Jesu Einzug in Jerusalem wird so gar nicht triumphal dargestellt. Die Stimmung ist gedrückt. Der kleine Esel lässt den Kopf hängen. Bei dem aufsitzenden Jesus fallen die für Habdank typischen Proportionen auf. Hände, Füße und der Kopf sind zu groß im Vergleich zu dem übrigen Körper.

Es scheint, dass Esel und Reiter Schweres zu tragen haben. Der Esel trägt den Reiter und der Reiter Jesus die Schuld der Welt.

Die Handgeste Jesu ist in der christlichen Ikonographie sehr gebräuchlich. Die rechte erhobene Hand - ohne eine Waffe - ist erst einmal ein Zeichen für friedliche Absichten. Neben Frieden bedeutet die Geste auch Heil und Segen, den Jesus spendet. Die Fingerhaltung erscheint auf vielen Jesusbildern und ist ja eher ungewöhnlich im täglichen Leben. Die Deutung der drei gestreckten Finger wäre dann die Trinität – Gott Vater, Sohn und Heiliger Geist. Die beiden angewinkelten Finger stehen dafür, dass Jesus wahrer Gott und wahrer Mensch ist.

Auffällig ist auch die rote Farbe, die im Hintergrund Jesus umgibt und wohl im Laufe der Zeit ein wenig gelitten hat. Durch den Kreuzestod Christi erlangte Blut in der Lehre und Praxis des Christentums eine besondere Bedeutung.

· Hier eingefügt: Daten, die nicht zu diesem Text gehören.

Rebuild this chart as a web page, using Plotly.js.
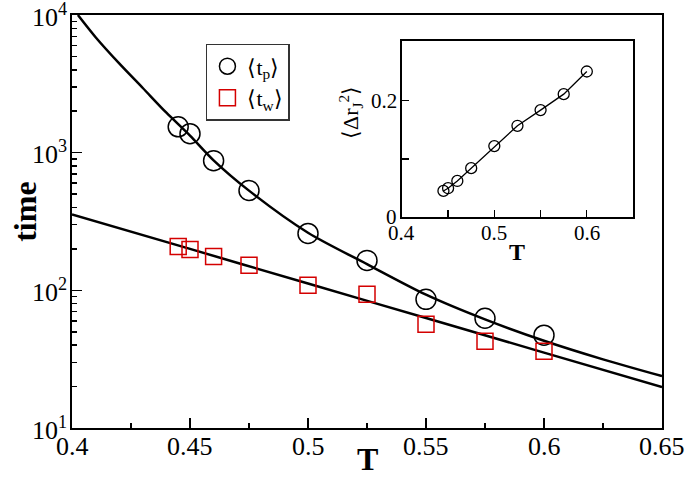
<!DOCTYPE html>
<html>
<head>
<meta charset="utf-8">
<script src="https://cdn.plot.ly/plotly-3.0.1.min.js"></script>
<style>html,body{margin:0;padding:0;background:#fff;}</style>
</head>
<body>
<div id="chart" style="width:685px;height:482px;"></div>
<script>
// Data
const T = [0.445, 0.45, 0.46, 0.475, 0.5, 0.525, 0.55, 0.575, 0.6];
const tp = [1541, 1374, 875, 531, 259, 165, 86, 62.7, 47.2];
const tw = [208, 198, 176, 152, 109, 93.5, 56.7, 42.7, 36.1];

// fitted curves as drawn in the picture (sampled along the drawn lines)
const fitT_p = [0.4025, 0.41, 0.42, 0.43, 0.44, 0.45, 0.46, 0.475, 0.5, 0.525, 0.55, 0.575, 0.6, 0.625, 0.65];
const fitV_p = [10000, 6900, 4450, 2950, 1950, 1330, 880, 530, 262, 155, 93, 61.5, 43, 31.5, 23.8];
const fitT_w = [0.4, 0.45, 0.5, 0.55, 0.6, 0.65];
const fitV_w = [356, 200, 112, 63, 35.3, 19.8];

// inset data
const insetT = [0.445, 0.45, 0.46, 0.475, 0.5, 0.525, 0.55, 0.575, 0.6];
const insetR = [0.0448, 0.0495, 0.062, 0.084, 0.122, 0.157, 0.184, 0.2115, 0.2505];

// tick labels
const xTicks = [0.4, 0.45, 0.5, 0.55, 0.6, 0.65];
const xTickText = ['0.4', '0.45', '0.5', '0.55', '0.6', '0.65'];
const yTicks = [10, 100, 1000, 10000];
const yTickText = ['10<sup>1</sup>', '10<sup>2</sup>', '10<sup>3</sup>', '10<sup>4</sup>'];
const yMinor = [20,30,40,50,60,70,80,90,200,300,400,500,600,700,800,900,2000,3000,4000,5000,6000,7000,8000,9000];
const xMinor = [0.425, 0.475, 0.525, 0.575, 0.625];
const inXTicks = [0.4, 0.5, 0.6];
const inXText = ['0.4', '0.5', '0.6'];
const inXMinor = [0.45, 0.55];
const inYTicks = [0, 0.2];
const inYText = ['0', '0.2'];
const inYMinor = [0.1];

const serif = 'Liberation Serif';

const traces = [
  {x: fitT_p, y: fitV_p, mode: 'lines', line: {color: '#000', width: 2.5, shape: 'spline', smoothing: 0.8}, showlegend: false, hoverinfo: 'skip'},
  {x: fitT_w, y: fitV_w, mode: 'lines', line: {color: '#000', width: 2.5, shape: 'spline'}, showlegend: false, hoverinfo: 'skip'},
  {x: T, y: tp, mode: 'markers', name: '⟨t<sub>p</sub>⟩',
   marker: {symbol: 'circle-open', size: 20, color: '#000', line: {width: 1.5, color: '#000'}}},
  {x: T, y: tw, mode: 'markers', name: '⟨t<sub>w</sub>⟩',
   marker: {symbol: 'square-open', size: 16, color: '#d40000', line: {width: 1.5, color: '#d40000'}}},
  {x: insetT, y: insetR, xaxis: 'x2', yaxis: 'y2', mode: 'lines+markers', showlegend: false,
   line: {color: '#000', width: 1.3},
   marker: {symbol: 'circle-open', size: 11, color: '#000', line: {width: 1.3, color: '#000'}}}
];

const axCommon = {
  showgrid: false, zeroline: false, automargin: false, showticklabels: false,
  showline: true, linecolor: '#000', mirror: true, tickcolor: '#000', ticks: 'inside'
};

// tick labels drawn as text placed on the library's axes
const annotations = [];
xTicks.forEach((v, i) => annotations.push({xref: 'x', yref: 'y domain', x: v, y: 0, yshift: -2,
  xanchor: 'center', yanchor: 'top', text: xTickText[i], showarrow: false, font: {family: serif, size: 26, color: '#000'}}));
yTicks.forEach((v, i) => annotations.push({xref: 'x domain', yref: 'y', x: 0, y: Math.log10(v), xshift: -3,
  xanchor: 'right', yanchor: 'middle', text: yTickText[i], showarrow: false, font: {family: serif, size: 26, color: '#000'}}));
inXTicks.forEach((v, i) => annotations.push({xref: 'x2', yref: 'y2 domain', x: v, y: 0, yshift: -2,
  xanchor: 'center', yanchor: 'top', text: inXText[i], showarrow: false, font: {family: serif, size: 21, color: '#000'}}));
inYTicks.forEach((v, i) => annotations.push({xref: 'x2 domain', yref: 'y2', x: 0, y: v, xshift: -3,
  xanchor: 'right', yanchor: 'middle', text: inYText[i], showarrow: false, font: {family: serif, size: 21, color: '#000'}}));
// axis titles
annotations.push({xref: 'paper', yref: 'paper', x: 0.5, y: -0.075, xanchor: 'center', yanchor: 'middle',
  text: '<b>T</b>', showarrow: false, font: {family: serif, size: 32, color: '#000'}});
annotations.push({xref: 'paper', yref: 'paper', x: -0.08, y: 0.523, xanchor: 'center', yanchor: 'middle', textangle: -90,
  text: '<b>time</b>', showarrow: false, font: {family: serif, size: 32, color: '#000'}});
annotations.push({xref: 'x2 domain', yref: 'paper', x: 0.5, y: 0.426, xanchor: 'center', yanchor: 'middle',
  text: '<b>T</b>', showarrow: false, font: {family: serif, size: 24, color: '#000'}});
annotations.push({xref: 'paper', yref: 'paper', x: 0.471, y: 0.765, xanchor: 'center', yanchor: 'middle', textangle: -90,
  text: '⟨Δr<sub>J</sub><sup>2</sup>⟩', showarrow: false, font: {family: serif, size: 22, color: '#000'}});

const layout = {
  width: 685, height: 482,
  margin: {l: 72, r: 23, t: 15, b: 54},
  paper_bgcolor: '#fff', plot_bgcolor: '#fff',
  font: {family: serif, color: '#000', size: 22},
  showlegend: true,
  legend: {x: 0.227, y: 0.93, xanchor: 'left', yanchor: 'top',
           bordercolor: '#333', borderwidth: 1.5, bgcolor: '#fff',
           font: {family: serif, size: 22, color: '#000'}, itemwidth: 30, tracegroupgap: 6},
  annotations: annotations,
  xaxis: Object.assign({}, axCommon, {
    domain: [0, 1], range: [0.4, 0.65], linewidth: 2,
    tickmode: 'array', tickvals: xTicks, ticklen: 10, tickwidth: 1.5,
    minor: {tickvals: xMinor, ticks: 'inside', ticklen: 5, tickwidth: 1.5, tickcolor: '#000'}
  }),
  yaxis: Object.assign({}, axCommon, {
    domain: [0, 1], type: 'log', range: [1, 4], linewidth: 2,
    tickmode: 'array', tickvals: yTicks, ticklen: 10, tickwidth: 1.5,
    minor: {tickvals: yMinor, ticks: 'inside', ticklen: 5, tickwidth: 1.5, tickcolor: '#000'}
  }),
  xaxis2: Object.assign({}, axCommon, {
    domain: [0.559, 0.951], anchor: 'y2', range: [0.4, 0.65], linewidth: 1.8,
    tickmode: 'array', tickvals: inXTicks, ticklen: 7, tickwidth: 1.3,
    minor: {tickvals: inXMinor, ticks: 'inside', ticklen: 7, tickwidth: 1.3, tickcolor: '#000'}
  }),
  yaxis2: Object.assign({}, axCommon, {
    domain: [0.511, 0.937], anchor: 'x2', range: [0, 0.303], linewidth: 1.8,
    tickmode: 'array', tickvals: inYTicks, ticklen: 7, tickwidth: 1.3,
    minor: {tickvals: inYMinor, ticks: 'inside', ticklen: 7, tickwidth: 1.3, tickcolor: '#000'}
  })
};

Plotly.newPlot('chart', traces, layout, {displayModeBar: false, staticPlot: true});
</script>
</body>
</html>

Besonders in der orthodoxen Tradition ist Rot auch die Osterfarbe. Auf dem Auferstehungsbild des Isenheimer Altars hat der Maler Matthias Grünewald den auferstandenen Jesus mit einem roten Tuch gemalt. Rot ist die Farbe Gottes.

Dies alles steht für mich in einem gewissen Widerspruch zu dem Ereignis, das das Bild zeigt. Beim Einzug Jesu in Jerusalem haben die Menschen ihre Kleider auf den Weg vor Jesus gelegt und laut Hosianna gerufen.

Das Bild drückt die Kriegserfahrungen der ersten Generation unserer Kirchengemeinde aus. Man kann diese Aussage aus dem zeitgeschichtlichen Hintergrund heraus gut verstehen. Oder ist in diesem Bild bereits die Kreuzigung Jesu fünf Tage später mit ausgedrückt? Da rief die Menge dann: Kreuzigt ihn!